= Goodnight Sweetheart (Ray Noble, Jimmy Campbell and Reg Connelly song) =

British popular song

Sheet music cover featuring Rudy Vallée

"Goodnight, Sweetheart" is a British popular song written in 1931. It has been performed by Al Bowlly, Kate Smith, Connie Francis (for her 1959 album My Thanks to You), Dick Haymes (for his Imagination album), Gordon MacRae (for his 1957 album Motion Picture Soundstage), Sarah Vaughan (for her 1962 album Sarah + 2) and Dean Martin (for his 1958 album Sleep Warm)
, among others, and was the theme song for the 1990s BBC time-travel sitcom Goodnight Sweetheart starring Nicholas Lyndhurst, which was named after it.

"Goodnight, Sweetheart" was written in 1931 by the song-writing team of Ray Noble, Jimmy Campbell and Reg Connelly.

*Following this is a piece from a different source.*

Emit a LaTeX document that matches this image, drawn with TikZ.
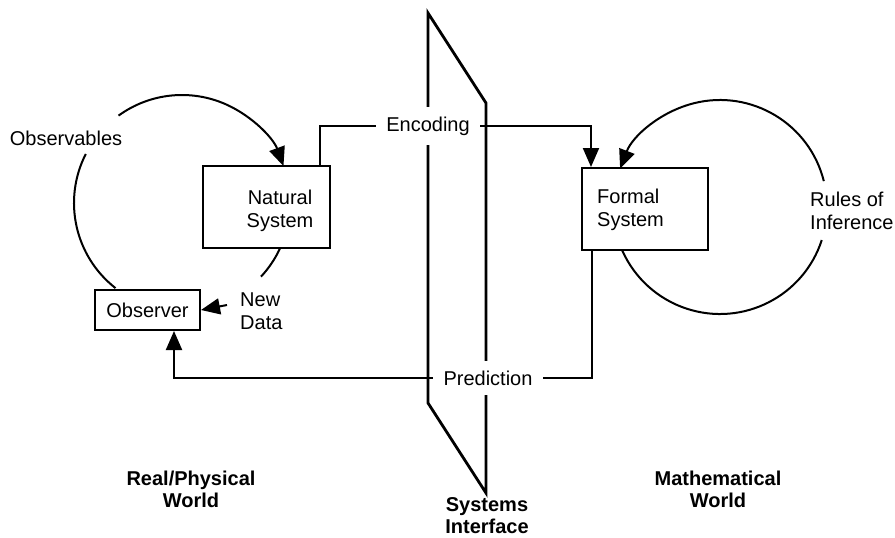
\documentclass[tikz,border=0pt]{standalone}
\usepackage{fontspec}
\setmainfont{Liberation Sans}
\usetikzlibrary{arrows.meta,calc}
\begin{document}
\begin{tikzpicture}[x=1pt,y=-1pt,
  lbl/.style={font=\fontsize{20}{23}\selectfont, inner sep=0pt},
  boldlbl/.style={font=\fontsize{20}{22}\selectfont\bfseries, align=center, inner sep=0pt},
  box/.style={draw, line width=2pt, inner sep=0pt},
  conn/.style={line width=2pt},
  tip/.style={-{Triangle[length=19pt,width=16pt]}},
  plane/.style={line width=2.8pt, line join=miter},
  gapnode/.style={fill=white, font=\fontsize{20}{23}\selectfont, inner xsep=10.5pt, inner ysep=10pt}
]
\fill[white] (0,0) rectangle (895,538);
\useasboundingbox (0,0) rectangle (895,538);

% systems interface plane
\coordinate (pA) at (428,13);
\coordinate (pB) at (486,103);
\coordinate (pC) at (486,493);
\coordinate (pD) at (428,403);
\draw[plane] (pA) -- (pB) -- (pC) -- (pD) -- cycle;

% boxes
\node[box, minimum width=127pt, minimum height=82pt] (nat) at (266.5,207) {};
\node[lbl, align=center] (natT) at (280,211) {Natural\\System};
\node[box, minimum width=105pt, minimum height=40pt, font=\fontsize{20}{23}\selectfont] (obs) at (147.5,310) {Observer};
\node[box, minimum width=126pt, minimum height=82pt] (form) at (645,209) {};
\node[lbl, align=left, anchor=west] (formT) at (597,210) {Formal\\System};

% labels
\node[lbl] (obsv) at (66,138) {Observables};
\node[lbl, align=left, anchor=west] (nd) at (240,311) {New\\Data};
\node[lbl, align=left, anchor=west] (rules) at (810,211) {Rules of\\Inference};
\node[gapnode] (enc) at (428,126) {Encoding};
\node[gapnode] (pred) at (488,378) {Prediction};

\node[boldlbl] (real) at (191,489) {Real/Physical\\World};
\node[boldlbl] (math) at (718,489) {Mathematical\\World};
\node[boldlbl] (sys) at (487,516) {Systems\\Interface};

% observation loop
\coordinate (oc) at (182,203);
\draw[conn, tip] ($(oc)+(-126:108)$) arc[start angle=-126, end angle=-20, radius=108];
\draw[conn] ($(oc)+(207:108)$) arc[start angle=207, end angle=128, radius=108];
\draw[conn] ($(oc)+(25:108)$) arc[start angle=25, end angle=43, radius=108];
\draw[conn, tip] ($(nd.west)+(-13,-6)$) -- (obs.east);

% inference loop
\coordinate (rc) at (720,207);
\draw[conn, tip] ($(rc)+(-14:107)$) arc[start angle=-14, end angle=-159, radius=107];
\draw[conn] ($(rc)+(18:107)$) arc[start angle=18, end angle=156, radius=107];

% encoding
\draw[conn] ($(nat.north east)+(-11,0)$) |- (enc.west);
\draw[conn, tip] (enc.east) -| ($(form.north west)+(10,0)$);

% prediction
\draw[conn] ($(form.south west)+(11,0)$) |- (pred.east);
\draw[conn, tip] (pred.west) -| ($(obs.south west)+(80,0)$);
\end{tikzpicture}
\end{document}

It was recorded on 19 February 1931 by Ray Noble's New Mayfair Dance Orchestra (vocals by Al Bowlly), the Wayne King Orchestra (vocals by Ernie Birchill), Russ Columbo, Bing Crosby, and Ruth Etting. Guy Lombardo also recorded his own version of the song in 1931 with vocals by Carmen Lombardo. Lombardo's version remained at No. 1 for a number of weeks in the U.S. charts.

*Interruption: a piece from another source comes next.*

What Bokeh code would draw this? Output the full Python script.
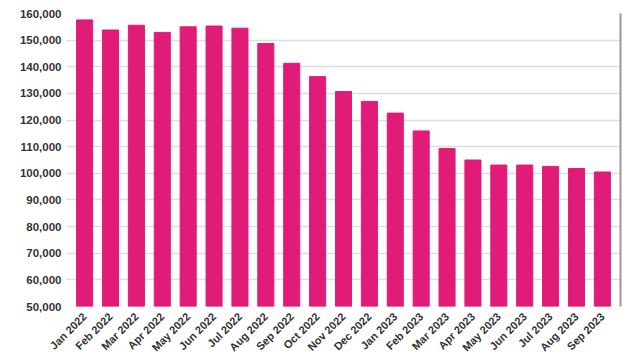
import math
from bokeh.plotting import figure
from bokeh.models import FactorRange, Range1d, LinearAxis, FixedTicker, NumeralTickFormatter
from bokeh.embed import file_html
from bokeh.resources import INLINE

months = ["Jan 2022", "Feb 2022", "Mar 2022", "Apr 2022", "May 2022", "Jun 2022",
          "Jul 2022", "Aug 2022", "Sep 2022", "Oct 2022", "Nov 2022", "Dec 2022",
          "Jan 2023", "Feb 2023", "Mar 2023", "Apr 2023", "May 2023", "Jun 2023",
          "Jul 2023", "Aug 2023", "Sep 2023"]
values = [157600, 153800, 155600, 152900, 155000, 155300,
          154500, 148700, 141300, 136300, 130700, 127000,
          122600, 115900, 109300, 105000, 103100, 103100,
          102600, 101800, 100500]
y_ticks = [50000, 60000, 70000, 80000, 90000, 100000, 110000,
           120000, 130000, 140000, 150000, 160000]

bar_color = "#E11B78"

p = figure(width=640, height=360, output_backend="svg", toolbar_location=None,
           x_range=FactorRange(factors=months, range_padding=0.2, range_padding_units="absolute"),
           y_range=Range1d(50000, 160000),
           min_border_left=66, min_border_right=20, min_border_top=13, min_border_bottom=52)

p.vbar(x=months, top=values, bottom=50000, width=0.62, color=bar_color)

p.outline_line_color = None
p.background_fill_color = "white"
p.border_fill_color = "white"

p.xgrid.grid_line_color = None
p.ygrid.grid_line_color = "#dedede"
p.ygrid.grid_line_width = 1.5
p.ygrid.level = "underlay"

p.yaxis.ticker = FixedTicker(ticks=y_ticks)
p.yaxis.formatter = NumeralTickFormatter(format="0,0")
p.yaxis.axis_line_color = None
p.yaxis.major_tick_line_color = None
p.yaxis.major_tick_out = 0
p.yaxis.major_tick_in = 0
p.yaxis.minor_tick_line_color = None
p.yaxis.major_label_text_font = "Liberation Sans"
p.yaxis.major_label_text_font_size = "11.5px"
p.yaxis.major_label_text_font_style = "bold"
p.yaxis.major_label_text_color = "#333333"
p.yaxis.major_label_standoff = 5

p.xaxis.axis_line_color = None
p.xaxis.major_tick_line_color = None
p.xaxis.major_tick_out = 0
p.xaxis.major_tick_in = 0
p.xaxis.minor_tick_line_color = None
p.xaxis.major_label_orientation = math.pi / 4
p.xaxis.major_label_text_font = "Liberation Sans"
p.xaxis.major_label_text_font_size = "11px"
p.xaxis.major_label_text_font_style = "bold"
p.xaxis.major_label_text_color = "#333333"
p.xaxis.major_label_standoff = 8

right = LinearAxis(ticker=FixedTicker(ticks=[]), axis_line_color="#999999",
                   axis_line_width=2, major_tick_line_color=None,
                   minor_tick_line_color=None, major_label_text_font_size="0px")
p.add_layout(right, "right")

open("out.html", "w").write(file_html(p, INLINE))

In film, the song was performed in Angel's Holiday with Jane Withers (1937),The Palm Beach Story (1942; performed by Rudy Vallée), Stage Door Canteen (1943; sung by Kenny Baker), and Holiday in Mexico (1946; excerpt sung by Walter Pidgeon and Jane Powell). It was also featured in the Star Trek episode "The City on the Edge of Forever". 1950 "Father of the Bride"

On television, a version by Nick Curtis was used as the theme tune for the 1990s sitcom of the same name, Goodnight Sweetheart. It also featured as the closing theme on mid-century radio show The Adventures of Sam Spade.